Vendedor que omitiu proteção a sítio arqueológico não responde por destruição posterior

O vendedor que omitiu informação sobre a existência de sítio arqueológico em área vendida a uma incorporadora não responde pela destruição decorrente de obras futuras no local. A decisão é da Quinta Turma do Superior Tribunal de Justiça (STJ), que seguiu entendimento do relator, ministro Jorge Mussi.

O andamento da ação penal já estava suspenso por uma liminar do próprio STJ. A venda e o início das obras ocorreram em 2003. A área se localiza no bairro do Morumbi, na cidade de São Paulo. Depois de ter descoberto que seu terreno era protegido por registro, o proprietário original obteve do Instituto do Patrimônio Histórico e Artístico Nacional (Iphan) autorização para resgate arqueológico. Isto feito, ele foi notificado da necessidade de resguardar uma parte do terreno, denominada “bloco de testemunho”, onde deveria ser erguido um muro de proteção.

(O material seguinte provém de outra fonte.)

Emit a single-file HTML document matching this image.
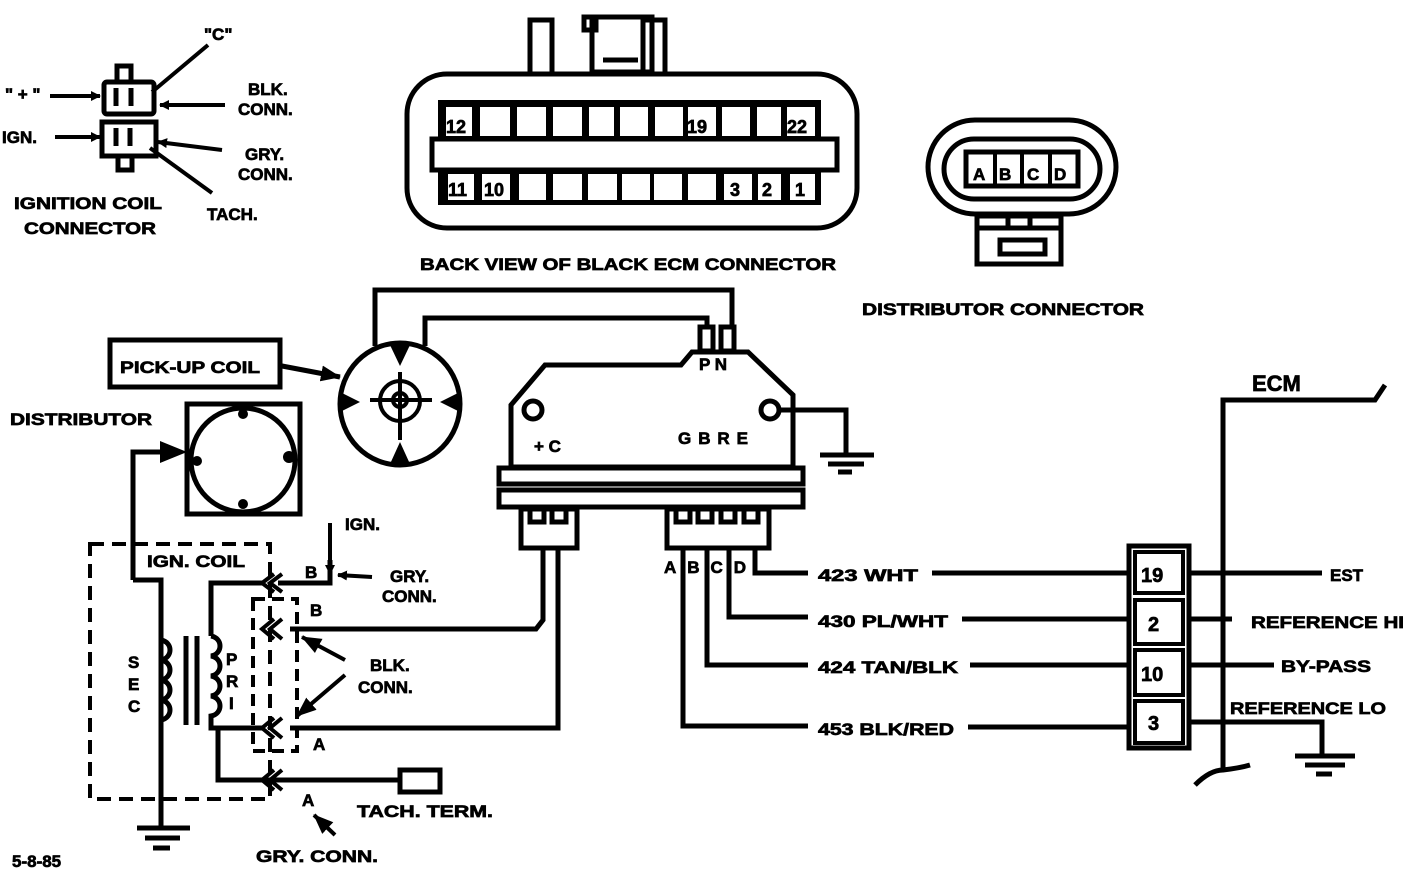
<!DOCTYPE html>
<html><head><meta charset="utf-8"><style>
html,body{margin:0;padding:0;background:#fff;}
svg{display:block;}
text{font-family:"Liberation Sans",sans-serif;font-weight:bold;fill:#000;stroke:#000;stroke-width:0.7px;}
</style></head><body>
<svg width="1408" height="890" viewBox="0 0 1408 890" xmlns="http://www.w3.org/2000/svg">
<defs>
<marker id="ar" markerWidth="10" markerHeight="10" refX="9" refY="5" orient="auto" markerUnits="userSpaceOnUse" viewBox="0 0 10 10"><path d="M0,0 L10,5 L0,10 z" fill="#000"/></marker>
<marker id="arb" markerWidth="20" markerHeight="20" refX="19" refY="10" orient="auto" markerUnits="userSpaceOnUse" viewBox="0 0 20 20"><path d="M0,2 L20,10 L0,18 z" fill="#000"/></marker>
</defs>
<g fill="none" stroke="#000" stroke-width="5">

<rect x="104" y="82" width="50" height="32" rx="3"/>
<rect x="117" y="66" width="14" height="16"/>
<rect x="102" y="122" width="54" height="34"/>
<rect x="118" y="156" width="14" height="14"/>
<line x1="116" y1="88" x2="116" y2="106"/><line x1="131" y1="88" x2="131" y2="106"/>
<line x1="116" y1="128" x2="116" y2="146"/><line x1="130" y1="128" x2="130" y2="146"/>
<line x1="50" y1="96" x2="100" y2="96" marker-end="url(#ar)" stroke-width="4"/>
<line x1="55" y1="137" x2="100" y2="137" marker-end="url(#ar)" stroke-width="4"/>
<line x1="225" y1="105" x2="160" y2="105" marker-end="url(#ar)" stroke-width="4"/>
<line x1="222" y1="150" x2="158" y2="142" marker-end="url(#ar)" stroke-width="4"/>
<line x1="208" y1="45" x2="152" y2="92" stroke-width="4"/>
<line x1="212" y1="193" x2="150" y2="148" stroke-width="4"/>

<rect x="407" y="74" width="450" height="154" rx="40"/>
<rect x="530" y="20" width="22" height="54"/>
<rect x="592" y="17" width="60" height="55"/>
<rect x="584" y="17" width="12" height="13"/>
<rect x="643" y="20" width="22" height="54"/>
<line x1="603" y1="60" x2="638" y2="60"/>
</g>
<rect x="438" y="100" width="383" height="105" fill="#000"/>
<g fill="#fff">
<rect x="446" y="107" width="26" height="29"/><rect x="480" y="107" width="30" height="29"/><rect x="517" y="107" width="29" height="29"/><rect x="553" y="107" width="29" height="29"/><rect x="589" y="107" width="25" height="29"/><rect x="620" y="107" width="28" height="29"/><rect x="655" y="107" width="28" height="29"/><rect x="688" y="107" width="28" height="29"/><rect x="722" y="107" width="28" height="29"/><rect x="757" y="107" width="24" height="29"/><rect x="787" y="107" width="28" height="29"/>
<rect x="448" y="174" width="26" height="26"/><rect x="482" y="174" width="28" height="26"/><rect x="519" y="174" width="27" height="26"/><rect x="553" y="174" width="29" height="26"/><rect x="588" y="174" width="29" height="26"/><rect x="622" y="174" width="28" height="26"/><rect x="654" y="174" width="28" height="26"/><rect x="688" y="174" width="28" height="26"/><rect x="724" y="174" width="28" height="26"/><rect x="758" y="174" width="23" height="26"/><rect x="790" y="174" width="25" height="26"/>
</g>
<rect x="432" y="139" width="405" height="31" fill="#fff" stroke="#000" stroke-width="5"/>
<g font-size="18">
<text x="446" y="133">12</text><text x="687" y="133">19</text><text x="787" y="133">22</text>
<text x="448" y="196">11</text><text x="484" y="196">10</text><text x="730" y="196">3</text><text x="762" y="196">2</text><text x="795" y="196">1</text>
</g>

<g fill="none" stroke="#000" stroke-width="5">
<rect x="928" y="120" width="188" height="94" rx="47"/>
<rect x="944" y="139" width="156" height="60" rx="30"/>
<rect x="966" y="152" width="112" height="34"/>
<line x1="995" y1="152" x2="995" y2="186" stroke-width="4"/><line x1="1022" y1="152" x2="1022" y2="186" stroke-width="4"/><line x1="1050" y1="152" x2="1050" y2="186" stroke-width="4"/>
<rect x="977" y="216" width="84" height="48"/>
<rect x="1000" y="240" width="45" height="14"/>
<line x1="977" y1="228" x2="1061" y2="228"/>
<line x1="1008" y1="216" x2="1008" y2="228"/><line x1="1030" y1="216" x2="1030" y2="228"/>
</g>
<g font-size="17"><text x="973" y="180">A</text><text x="999" y="180">B</text><text x="1027" y="180">C</text><text x="1054" y="180">D</text></g>

<g font-size="17">
<text x="204" y="40">"C"</text>
<text x="5" y="100">" + "</text>
<text x="2" y="143">IGN.</text>
<text x="248" y="95">BLK.</text><text x="238" y="115">CONN.</text>
<text x="245" y="160">GRY.</text><text x="238" y="180">CONN.</text>
<text x="207" y="220">TACH.</text>
<text x="14" y="209" textLength="148" lengthAdjust="spacingAndGlyphs">IGNITION COIL</text>
<text x="24" y="234" textLength="132" lengthAdjust="spacingAndGlyphs">CONNECTOR</text>
<text x="420" y="270" textLength="416" lengthAdjust="spacingAndGlyphs">BACK VIEW OF BLACK ECM CONNECTOR</text>
<text x="862" y="315" textLength="282" lengthAdjust="spacingAndGlyphs">DISTRIBUTOR CONNECTOR</text>
</g>

<g fill="none" stroke="#000" stroke-width="5">
<rect x="110" y="340" width="170" height="47"/>
<line x1="282" y1="366" x2="340" y2="377" marker-end="url(#arb)"/>
<ellipse cx="400" cy="404" rx="60" ry="61"/>
<circle cx="400" cy="401" r="20" stroke-width="4"/>
<circle cx="400" cy="400" r="7" stroke-width="4"/>
<line x1="370" y1="400" x2="432" y2="400" stroke-width="4"/>
<line x1="400" y1="372" x2="400" y2="440" stroke-width="4"/>
<polyline points="375,346 375,290 732,290 732,326"/>
<polyline points="425,346 425,318 707,318 707,326"/>
<rect x="187" y="404" width="113" height="110"/>
<circle cx="243" cy="460" r="52"/>
<polyline points="133,580 133,452 170,452"/>
<polyline points="133,580 161,580 161,830"/>
</g>
<path d="M160,441 L187,452 L160,463 z"/>
<g fill="#000">
<path d="M390,345 L410,345 L400,366 z"/><path d="M390,464 L410,464 L400,442 z"/>
<path d="M340,392 L340,412 L360,402 z"/><path d="M460,392 L460,412 L440,402 z"/>
<circle cx="243" cy="414" r="5"/><circle cx="289" cy="457" r="6"/><circle cx="243" cy="504" r="5"/><circle cx="197" cy="461" r="5"/>
</g>
<g font-size="17">
<text x="120" y="373" textLength="140" lengthAdjust="spacingAndGlyphs">PICK-UP COIL</text>
<text x="10" y="425" textLength="142" lengthAdjust="spacingAndGlyphs">DISTRIBUTOR</text>
</g>

<g fill="none" stroke="#000" stroke-width="5">
<polygon points="511,405 545,365 681,365 692,352 748,352 793,395 793,467 511,467"/>
<rect x="700" y="327" width="13" height="24"/><rect x="721" y="327" width="13" height="24"/>
<circle cx="533" cy="410" r="9"/>
<circle cx="770" cy="410" r="9"/>
<polyline points="779,410 846,410 846,455"/>
<line x1="820" y1="455" x2="874" y2="455"/><line x1="828" y1="464" x2="864" y2="464"/><line x1="838" y1="472" x2="852" y2="472"/>
<rect x="499" y="468" width="304" height="16"/>
<rect x="499" y="490" width="304" height="17"/>
<rect x="521" y="509" width="56" height="39"/>
<polyline points="530,509 530,522 544,522 544,509"/><polyline points="552,509 552,522 566,522 566,509"/>
<rect x="667" y="509" width="102" height="39"/>
<polyline points="676,509 676,522 690,522 690,509"/><polyline points="698,509 698,522 712,522 712,509"/><polyline points="721,509 721,522 735,522 735,509"/><polyline points="744,509 744,522 758,522 758,509"/>
<polyline points="543,548 543,620 536,629 290,629"/>
<polyline points="558,548 558,728 290,728"/>
<polyline points="755,548 755,573 808,573"/>
<polyline points="729,548 729,617 808,617"/>
<polyline points="707,548 707,665 808,665"/>
<polyline points="683,548 683,726 808,726"/>
<line x1="932" y1="573" x2="1130" y2="573"/>
<line x1="962" y1="619" x2="1130" y2="619"/>
<line x1="970" y1="665" x2="1130" y2="665"/>
<line x1="968" y1="727" x2="1130" y2="727"/>
</g>
<g font-size="17">
<text x="534" y="452">+ C</text>
<text x="678" y="444" textLength="70" lengthAdjust="spacing">G B R E</text>
<text x="699" y="370">P N</text>
<text x="664" y="573" textLength="82" lengthAdjust="spacing">ABCD</text>
<text x="818" y="581" textLength="100" lengthAdjust="spacingAndGlyphs">423 WHT</text>
<text x="818" y="627" textLength="130" lengthAdjust="spacingAndGlyphs">430 PL/WHT</text>
<text x="818" y="673" textLength="140" lengthAdjust="spacingAndGlyphs">424 TAN/BLK</text>
<text x="818" y="735" textLength="136" lengthAdjust="spacingAndGlyphs">453 BLK/RED</text>
</g>

<g fill="none" stroke="#000" stroke-width="5">
<rect x="1129" y="546" width="60" height="202"/>
<rect x="1135" y="552" width="48" height="41" stroke-width="4"/>
<rect x="1135" y="600" width="48" height="44" stroke-width="4"/>
<rect x="1135" y="650" width="48" height="45" stroke-width="4"/>
<rect x="1135" y="701" width="48" height="42" stroke-width="4"/>
<polyline points="1223,770 1223,400 1375,400 1385,385"/>
<path d="M1195,785 Q1210,770 1223,770 Q1240,768 1250,765"/>
<line x1="1189" y1="573" x2="1322" y2="573"/>
<line x1="1189" y1="619" x2="1232" y2="619"/>
<line x1="1189" y1="665" x2="1274" y2="665"/>
<polyline points="1189,722 1322,722 1322,755"/>
<line x1="1295" y1="756" x2="1355" y2="756"/><line x1="1305" y1="765" x2="1345" y2="765"/><line x1="1316" y1="774" x2="1332" y2="774"/>
</g>
<g font-size="20">
<text x="1141" y="582">19</text><text x="1148" y="631">2</text><text x="1141" y="681">10</text><text x="1148" y="730">3</text>
</g>
<g font-size="17">
<text x="1252" y="391" font-size="22">ECM</text>
<text x="1330" y="581">EST</text>
<text x="1251" y="628" textLength="153" lengthAdjust="spacingAndGlyphs">REFERENCE HI</text>
<text x="1281" y="672" textLength="90" lengthAdjust="spacingAndGlyphs">BY-PASS</text>
<text x="1230" y="714" textLength="156" lengthAdjust="spacingAndGlyphs">REFERENCE LO</text>
</g>

<g fill="none" stroke="#000" stroke-width="5">
<rect x="90" y="544" width="180" height="255" stroke-dasharray="14,8" stroke-width="4"/>
<rect x="253" y="599" width="44" height="152" stroke-dasharray="12,7" stroke-width="4"/>
<path d="M161,640 c12,2 12,18 0,20 c12,2 12,18 0,20 c12,2 12,18 0,20 c12,2 12,18 0,20" fill="none"/>
<line x1="186" y1="636" x2="186" y2="725"/><line x1="197" y1="636" x2="197" y2="725"/>
<polyline points="262,583 211,583 211,636"/>
<path d="M211,636 c12,2 12,18 0,20 c12,2 12,18 0,20 c12,2 12,18 0,20 c12,2 12,18 0,20 L211,728 L262,728"/>
<polyline points="218,728 218,780 262,780"/>
<line x1="262" y1="780" x2="400" y2="780"/>
<rect x="400" y="770" width="40" height="22"/>
<polyline points="278,583 330,583 330,560"/>
<line x1="330" y1="523" x2="330" y2="574" marker-end="url(#ar)" stroke-width="4"/>
<line x1="372" y1="577" x2="338" y2="575" marker-end="url(#ar)" stroke-width="4"/>
<line x1="345" y1="660" x2="302" y2="637" marker-end="url(#arb)" stroke-width="4"/>
<line x1="345" y1="675" x2="297" y2="716" marker-end="url(#arb)" stroke-width="4"/>
<line x1="335" y1="835" x2="314" y2="815" marker-end="url(#arb)" stroke-width="4"/>
<line x1="137" y1="828" x2="190" y2="828"/><line x1="145" y1="838" x2="180" y2="838"/><line x1="153" y1="848" x2="170" y2="848"/>
<g stroke-width="4">
<polyline points="274,574 262,583 274,592"/><polyline points="282,574 270,583 282,592"/>
<polyline points="274,619 262,629 274,639"/><polyline points="282,619 270,629 282,639"/>
<polyline points="274,718 262,728 274,738"/><polyline points="282,718 270,728 282,738"/>
<polyline points="274,770 262,780 274,790"/><polyline points="282,770 270,780 282,790"/>
</g>
</g>
<g font-size="17">
<text x="147" y="567" textLength="98" lengthAdjust="spacingAndGlyphs">IGN. COIL</text>
<text x="128" y="668">S</text><text x="128" y="690">E</text><text x="128" y="712">C</text>
<text x="226" y="665">P</text><text x="226" y="687">R</text><text x="229" y="709">I</text>
<text x="305" y="578">B</text><text x="310" y="616">B</text><text x="313" y="750">A</text><text x="302" y="806">A</text>
<text x="345" y="530">IGN.</text>
<text x="390" y="582">GRY.</text><text x="382" y="602">CONN.</text>
<text x="370" y="671">BLK.</text><text x="358" y="693">CONN.</text>
<text x="357" y="817" textLength="136" lengthAdjust="spacingAndGlyphs">TACH. TERM.</text>
<text x="256" y="862" textLength="122" lengthAdjust="spacingAndGlyphs">GRY. CONN.</text>
<text x="12" y="867">5-8-85</text>
</g>
</svg>
</body></html>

O proprietário obteve, então, alvará para construção de oito casas no local. No entanto, por dificuldades financeiras, alienou o terreno a uma incorporadora – sem, contudo, informar que no local existia o sítio arqueológico. Segundo a denúncia, ele teria admitido que não mencionou a existência do sítio por medo de que os compradores desistissem do negócio. Para o Ministério Público, o vendedor teria, com isso, assumido o risco de destruição do sítio pela instalação do projeto, o que de fato ocorreu.

Habeas corpus

Após o recebimento da denúncia, o vendedor impetrou habeas corpus. O Tribunal Regional Federal da 3ª Região (TRF3) negou o pedido de trancamento da ação penal. O tribunal entendeu que, ao sonegar dos compradores do imóvel a informação sobre a existência do sítio arqueológico, e sabendo que a continuidade das obras acarretaria danos ao local, o vendedor agiu consciente de que haveria destruição, inutilização ou deterioração do bem protegido pela Lei 9.605/98.

No STJ, porém, a Quinta Turma concluiu que a denúncia é atípica, isto é, não descreve crime previsto na lei. “Não há crime sem lei anterior que o defina”, observou o ministro Mussi. Ele explicou que o tipo penal tem por função a individualização de condutas humanas penalmente relevantes (por estarem penalmente proibidas). Praticada determinada conduta, é preciso analisar se ela se amolda aos tipos penais existentes.

O ministro Mussi concluiu que “omitir o fato de que havia sítio arqueológico em terrenos que foram vendidos a terceiros” não se enquadra no tipo penal do artigo 62 da Lei de Crimes Ambientais (destruir, inutilizar ou deteriorar bem protegido). O crime previsto neste artigo é comissivo, explicou o ministro, isto é, “demanda a prática de ações para que reste consumado, sendo insuficiente, para sua caracterização, a simples omissão do agente”.

Garante

O ministro assinalou que a conduta de não comunicar a existência da área de proteção poderia, em tese, configurar crime omissivo impróprio ou comissivo por omissão, no qual o agente só pode ser punido se ostentar a posição de garante. Não é o caso: o vendedor não tinha por lei obrigação de cuidado, proteção ou vigilância, tampouco assumiu a responsabilidade de impedir o resultado.

“Da mesma forma, o simples fornecimento aos novos proprietários de projeto de empreendimento imobiliário não pode ser tido como suficiente a caracterizar o crime em análise”, uma vez que o vendedor não teria como prever a efetiva utilização das plantas pelos compradores e a consequente destruição, inutilização ou deterioração do sítio arqueológico, concluiu o ministro. O relator ainda destacou que os responsáveis pela efetiva destruição do patrimônio protegido não foram sequer denunciados pelo Ministério Público, o que reforça a impossibilidade de acusar o vendedor pelos fatos.